Susan Madigan turned up – to my statistical surprise, as you'll see later.

 

On a practical note, the tucker-pucker is perfect facial preparation for stewed eels.

[Thanks to the chap's meritorious efforts, The Pie and Mash Club's Facebook Page reached 1000 'organic likes' just a few days later.]

Goddard's upstairs dining room provided the necessary table acreage for Paul Gale and his formidable friends in freemasonry. The day's top scorer was fellow Leigh Paget, who tucked away double jellies, single jellies and a bowl of stewed eels in a performance redolent of past master and champion Graham Darlow.

[Right] Colourful characters of Lapis Magnes include Dick Roper, seen here ready to 'get some in'. His distinguished associate Andy March was sporting some quality cloth decorated with an historic heirloom handed down from his grandpa.

[Below] Unreformed and unrepentant Northerner Ian Burr couldn't resist the delicious but non-scoring temptations of mushy peas and gravy with his.

[Below] Finals Day wouldn't be complete without a Mister Pound Tie and a Team GB T-Shirt.

 

It should be noted that Goddard's has a license to sell alcoholic beverages, but the Club had its sights set upon these delicious top-drawer desserts.

Custard and ice cream were dispensed liberally over the traditional options – in my case a cherry and plum crumble.

For some, the attainment of nirvana is a solo journey, but Jean and Judith chose 'shared custardy' on the path to delightenment.
Let's pay tribute to our affable hosts Jeff and Emma. The unexpected influx of famished freemasons nearly caught them on the hop, but with the help of their dynamic staff they catered consummately.

It was time for the gongs, and here's a pic of me making a howler with Hazel Elliott. You see, Hazel's 9 point average over 5 meets seemed certain to secure the wood. But I hadn't counted on Sue Madigan's second appearance making a 5pt average from 2 and thus snatching the spoon of shame from the jaws of dishonour. Many apologies to Hazel, whose consistent underachievement has been . . . notable.
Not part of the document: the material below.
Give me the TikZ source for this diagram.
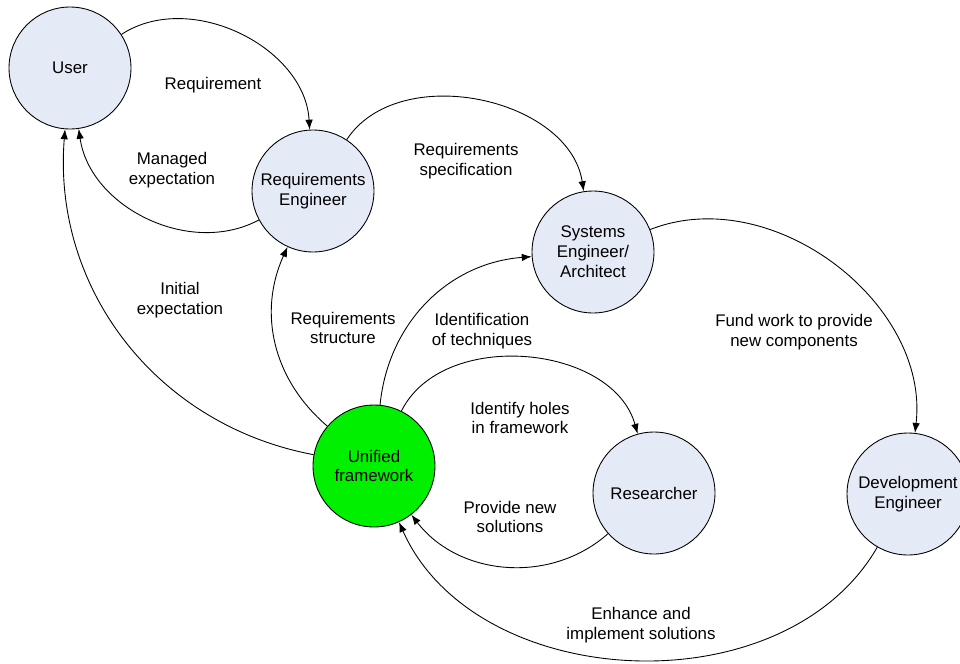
\documentclass[tikz,border=0pt]{standalone}
\usepackage{fontspec}
\setmainfont{Liberation Sans}
\usepackage{tikz}
\usetikzlibrary{arrows.meta}
\definecolor{CBlue}{RGB}{228,234,246}
\definecolor{CGreen}{RGB}{0,240,0}

\begin{document}
\begin{tikzpicture}[x=0.02cm, y=-0.02cm, line width=0.5pt,
    role/.style={circle, draw, fill=CBlue, minimum size=2.44cm, inner sep=0pt, align=center},
    lbl/.style={align=center},
    flow/.style={-{Latex[length=2mm, width=1.5mm]}},
    every node/.style={font=\fontsize{9.6}{11.3}\selectfont}]
    \useasboundingbox (0, 0) rectangle (960, 663);

    % actors
    \node [role] (user) at (70, 68) {User};
    \node [role] (reqeng) at (313, 191) {Requirements\\Engineer};
    \node [role] (syseng) at (593, 252) {Systems\\Engineer/\\Architect};
    \node [role, fill=CGreen] (unified) at (374, 466) {Unified\\framework};
    \node [role] (research) at (654, 493) {Researcher};
    \node [role] (deveng) at (908, 494) {Development\\Engineer};

    % flows
    \draw [flow] (user) to [bend left=60] (reqeng);
    \draw [flow] (reqeng) to [bend left=55] (user);
    \draw [flow] (reqeng) to [bend left=69] (syseng);
    \draw [flow] (unified) to [bend left=42] (user);
    \draw [flow] (unified) to [bend left=37] (reqeng);
    \draw [flow] (unified) to [bend left=40] (syseng);
    \draw [flow] (unified) to [bend left=69] (research);
    \draw [flow] (research) to [bend left=47] (unified);
    \draw [flow] (syseng) to [bend left=59] (deveng);
    \draw [flow] (deveng) to [bend left=63] (unified);

    % labels
    \node [lbl] (l-req) at (213, 85) {Requirement};
    \node [lbl] (l-managed) at (172, 170) {Managed\\expectation};
    \node [lbl] (l-spec) at (466, 161) {Requirements\\specification};
    \node [lbl] (l-initial) at (180, 300) {Initial\\expectation};
    \node [lbl] (l-struct) at (343, 328) {Requirements\\structure};
    \node [lbl] (l-ident) at (482, 331) {Identification\\of techniques};
    \node [lbl] (l-holes) at (520, 418) {Identify holes\\in framework};
    \node [lbl] (l-provide) at (510, 517) {Provide new\\solutions};
    \node [lbl] (l-fund) at (794, 332) {Fund work to provide\\new components};
    \node [lbl] (l-enhance) at (641, 625) {Enhance and\\implement solutions};
\end{tikzpicture}
\end{document}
Mike Goldwater secured the Third Place Bib after another season of Bunter-esque bounty. But he still needs to watch out for that carbohydrate wall, which he usually hits 45 minutes after dinner.

Second Place Mash Spoon and grimace: Nick Evans, your Club scrivener and statistician, aka 'St@'.

Recipient of the brand new hand-crafted Gold Plate Award is our three-times-in-a-row winner, Chris Charalambous. To mark this unique achievement, Chris will now keep the silver 'cham-pie-on' ladle. Just as well, because he couldn't find it when he last looked in the shed.

It's the solid (-feeling) gold (-painted) trophy everyone wants to get their paws on. A big thanks to Mike Goldwater for devising this emblematic new award.

After the customary team photo, it was an enjoyable necessity to traverse the Pie Meridian in search of our chosen watering hole, The Plume of Feathers. Quaffing a frothing pint of Harvey's Sussex Best, I believe I reached a pie-er state of consciousness.

Where better to end the season than on a slow boat chugging west from zero degrees longitude?